▶ **WORK TO COMPLETE**
Pictures stay out of the copy; set down each line of the listing below exactly.

▶ **INFORMATION SUPPLIED**
=====

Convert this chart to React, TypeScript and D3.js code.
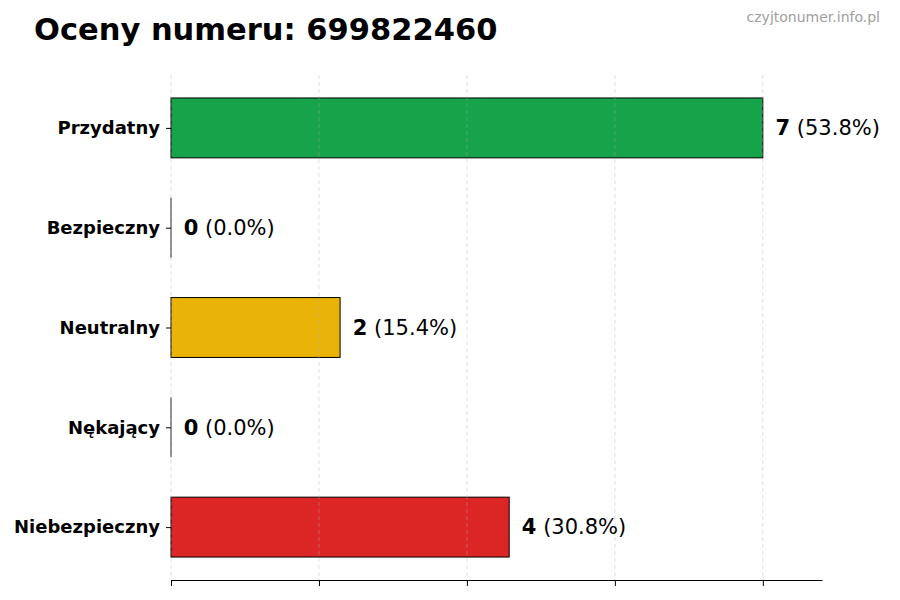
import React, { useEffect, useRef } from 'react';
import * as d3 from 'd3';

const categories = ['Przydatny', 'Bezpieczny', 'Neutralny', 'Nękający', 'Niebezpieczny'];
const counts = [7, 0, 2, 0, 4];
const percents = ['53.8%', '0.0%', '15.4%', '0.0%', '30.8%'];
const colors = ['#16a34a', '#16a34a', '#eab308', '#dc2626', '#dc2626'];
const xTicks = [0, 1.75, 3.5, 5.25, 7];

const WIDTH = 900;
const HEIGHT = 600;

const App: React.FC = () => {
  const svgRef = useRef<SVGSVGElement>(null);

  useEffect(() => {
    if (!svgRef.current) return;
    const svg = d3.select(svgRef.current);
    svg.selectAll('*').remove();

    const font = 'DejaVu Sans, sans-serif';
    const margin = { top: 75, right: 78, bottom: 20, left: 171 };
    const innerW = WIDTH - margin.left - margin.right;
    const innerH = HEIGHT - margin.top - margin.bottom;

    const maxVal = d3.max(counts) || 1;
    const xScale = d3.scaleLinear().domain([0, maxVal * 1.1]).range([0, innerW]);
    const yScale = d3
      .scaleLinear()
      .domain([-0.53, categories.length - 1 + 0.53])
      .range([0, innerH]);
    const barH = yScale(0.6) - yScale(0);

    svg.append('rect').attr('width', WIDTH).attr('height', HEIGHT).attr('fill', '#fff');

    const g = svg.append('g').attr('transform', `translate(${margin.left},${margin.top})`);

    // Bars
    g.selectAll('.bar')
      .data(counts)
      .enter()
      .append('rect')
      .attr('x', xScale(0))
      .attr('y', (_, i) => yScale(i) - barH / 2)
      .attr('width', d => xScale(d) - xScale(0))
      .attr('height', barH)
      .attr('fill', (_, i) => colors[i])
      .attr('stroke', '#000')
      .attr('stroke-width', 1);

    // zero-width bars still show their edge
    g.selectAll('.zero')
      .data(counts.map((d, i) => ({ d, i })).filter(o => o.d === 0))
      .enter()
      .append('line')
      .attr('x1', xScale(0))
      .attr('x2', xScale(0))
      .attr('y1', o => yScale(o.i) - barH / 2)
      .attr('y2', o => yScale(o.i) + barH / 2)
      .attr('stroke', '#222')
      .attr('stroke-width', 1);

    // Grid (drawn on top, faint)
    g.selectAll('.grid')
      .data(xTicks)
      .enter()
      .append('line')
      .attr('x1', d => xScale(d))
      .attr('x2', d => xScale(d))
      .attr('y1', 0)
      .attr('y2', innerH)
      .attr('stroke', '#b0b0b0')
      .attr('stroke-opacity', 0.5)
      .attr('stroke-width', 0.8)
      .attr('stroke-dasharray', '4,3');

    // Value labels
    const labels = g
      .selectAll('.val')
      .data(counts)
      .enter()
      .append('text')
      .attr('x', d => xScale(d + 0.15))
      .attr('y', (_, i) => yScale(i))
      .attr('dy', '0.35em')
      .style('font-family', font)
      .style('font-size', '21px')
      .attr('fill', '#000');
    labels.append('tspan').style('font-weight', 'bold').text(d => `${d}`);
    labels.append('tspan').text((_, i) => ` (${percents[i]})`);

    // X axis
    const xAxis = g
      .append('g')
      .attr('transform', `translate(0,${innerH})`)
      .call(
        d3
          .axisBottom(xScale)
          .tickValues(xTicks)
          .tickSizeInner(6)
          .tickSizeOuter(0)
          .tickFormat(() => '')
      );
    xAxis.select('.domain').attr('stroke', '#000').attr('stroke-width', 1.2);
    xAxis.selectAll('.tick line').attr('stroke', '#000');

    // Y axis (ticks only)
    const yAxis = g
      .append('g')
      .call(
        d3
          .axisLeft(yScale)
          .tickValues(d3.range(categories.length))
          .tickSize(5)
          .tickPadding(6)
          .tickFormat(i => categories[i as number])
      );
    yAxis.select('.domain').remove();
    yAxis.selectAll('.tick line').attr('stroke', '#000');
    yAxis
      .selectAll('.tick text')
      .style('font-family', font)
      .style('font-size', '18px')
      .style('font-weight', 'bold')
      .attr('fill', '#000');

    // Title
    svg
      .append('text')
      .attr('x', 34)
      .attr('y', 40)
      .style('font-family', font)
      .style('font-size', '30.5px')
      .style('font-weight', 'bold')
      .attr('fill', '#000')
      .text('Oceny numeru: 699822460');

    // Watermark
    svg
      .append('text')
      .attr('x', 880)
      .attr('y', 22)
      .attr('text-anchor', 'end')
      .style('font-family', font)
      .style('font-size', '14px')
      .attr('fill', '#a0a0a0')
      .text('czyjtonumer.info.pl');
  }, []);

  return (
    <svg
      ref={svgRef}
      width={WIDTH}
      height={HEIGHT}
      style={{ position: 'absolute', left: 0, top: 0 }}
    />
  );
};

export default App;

=====

▶ **FINAL RESULT**
Convert this chart to React, TypeScript and D3.js code.
import React, { useEffect, useRef } from 'react';
import * as d3 from 'd3';

const categories = ['Przydatny', 'Bezpieczny', 'Neutralny', 'Nękający', 'Niebezpieczny'];
const counts = [7, 0, 2, 0, 4];
const percents = ['53.8%', '0.0%', '15.4%', '0.0%', '30.8%'];
const colors = ['#16a34a', '#16a34a', '#eab308', '#dc2626', '#dc2626'];
const xTicks = [0, 1.75, 3.5, 5.25, 7];

const WIDTH = 900;
const HEIGHT = 600;

const App: React.FC = () => {
  const svgRef = useRef<SVGSVGElement>(null);

  useEffect(() => {
    if (!svgRef.current) return;
    const svg = d3.select(svgRef.current);
    svg.selectAll('*').remove();

    const font = 'DejaVu Sans, sans-serif';
    const margin = { top: 75, right: 78, bottom: 20, left: 171 };
    const innerW = WIDTH - margin.left - margin.right;
    const innerH = HEIGHT - margin.top - margin.bottom;

    const maxVal = d3.max(counts) || 1;
    const xScale = d3.scaleLinear().domain([0, maxVal * 1.1]).range([0, innerW]);
    const yScale = d3
      .scaleLinear()
      .domain([-0.53, categories.length - 1 + 0.53])
      .range([0, innerH]);
    const barH = yScale(0.6) - yScale(0);

    svg.append('rect').attr('width', WIDTH).attr('height', HEIGHT).attr('fill', '#fff');

    const g = svg.append('g').attr('transform', `translate(${margin.left},${margin.top})`);

    // Bars
    g.selectAll('.bar')
      .data(counts)
      .enter()
      .append('rect')
      .attr('x', xScale(0))
      .attr('y', (_, i) => yScale(i) - barH / 2)
      .attr('width', d => xScale(d) - xScale(0))
      .attr('height', barH)
      .attr('fill', (_, i) => colors[i])
      .attr('stroke', '#000')
      .attr('stroke-width', 1);

    // zero-width bars still show their edge
    g.selectAll('.zero')
      .data(counts.map((d, i) => ({ d, i })).filter(o => o.d === 0))
      .enter()
      .append('line')
      .attr('x1', xScale(0))
      .attr('x2', xScale(0))
      .attr('y1', o => yScale(o.i) - barH / 2)
      .attr('y2', o => yScale(o.i) + barH / 2)
      .attr('stroke', '#222')
      .attr('stroke-width', 1);

    // Grid (drawn on top, faint)
    g.selectAll('.grid')
      .data(xTicks)
      .enter()
      .append('line')
      .attr('x1', d => xScale(d))
      .attr('x2', d => xScale(d))
      .attr('y1', 0)
      .attr('y2', innerH)
      .attr('stroke', '#b0b0b0')
      .attr('stroke-opacity', 0.5)
      .attr('stroke-width', 0.8)
      .attr('stroke-dasharray', '4,3');

    // Value labels
    const labels = g
      .selectAll('.val')
      .data(counts)
      .enter()
      .append('text')
      .attr('x', d => xScale(d + 0.15))
      .attr('y', (_, i) => yScale(i))
      .attr('dy', '0.35em')
      .style('font-family', font)
      .style('font-size', '21px')
      .attr('fill', '#000');
    labels.append('tspan').style('font-weight', 'bold').text(d => `${d}`);
    labels.append('tspan').text((_, i) => ` (${percents[i]})`);

    // X axis
    const xAxis = g
      .append('g')
      .attr('transform', `translate(0,${innerH})`)
      .call(
        d3
          .axisBottom(xScale)
          .tickValues(xTicks)
          .tickSizeInner(6)
          .tickSizeOuter(0)
          .tickFormat(() => '')
      );
    xAxis.select('.domain').attr('stroke', '#000').attr('stroke-width', 1.2);
    xAxis.selectAll('.tick line').attr('stroke', '#000');

    // Y axis (ticks only)
    const yAxis = g
      .append('g')
      .call(
        d3
          .axisLeft(yScale)
          .tickValues(d3.range(categories.length))
          .tickSize(5)
          .tickPadding(6)
          .tickFormat(i => categories[i as number])
      );
    yAxis.select('.domain').remove();
    yAxis.selectAll('.tick line').attr('stroke', '#000');
    yAxis
      .selectAll('.tick text')
      .style('font-family', font)
      .style('font-size', '18px')
      .style('font-weight', 'bold')
      .attr('fill', '#000');

    // Title
    svg
      .append('text')
      .attr('x', 34)
      .attr('y', 40)
      .style('font-family', font)
      .style('font-size', '30.5px')
      .style('font-weight', 'bold')
      .attr('fill', '#000')
      .text('Oceny numeru: 699822460');

    // Watermark
    svg
      .append('text')
      .attr('x', 880)
      .attr('y', 22)
      .attr('text-anchor', 'end')
      .style('font-family', font)
      .style('font-size', '14px')
      .attr('fill', '#a0a0a0')
      .text('czyjtonumer.info.pl');
  }, []);

  return (
    <svg
      ref={svgRef}
      width={WIDTH}
      height={HEIGHT}
      style={{ position: 'absolute', left: 0, top: 0 }}
    />
  );
};

export default App;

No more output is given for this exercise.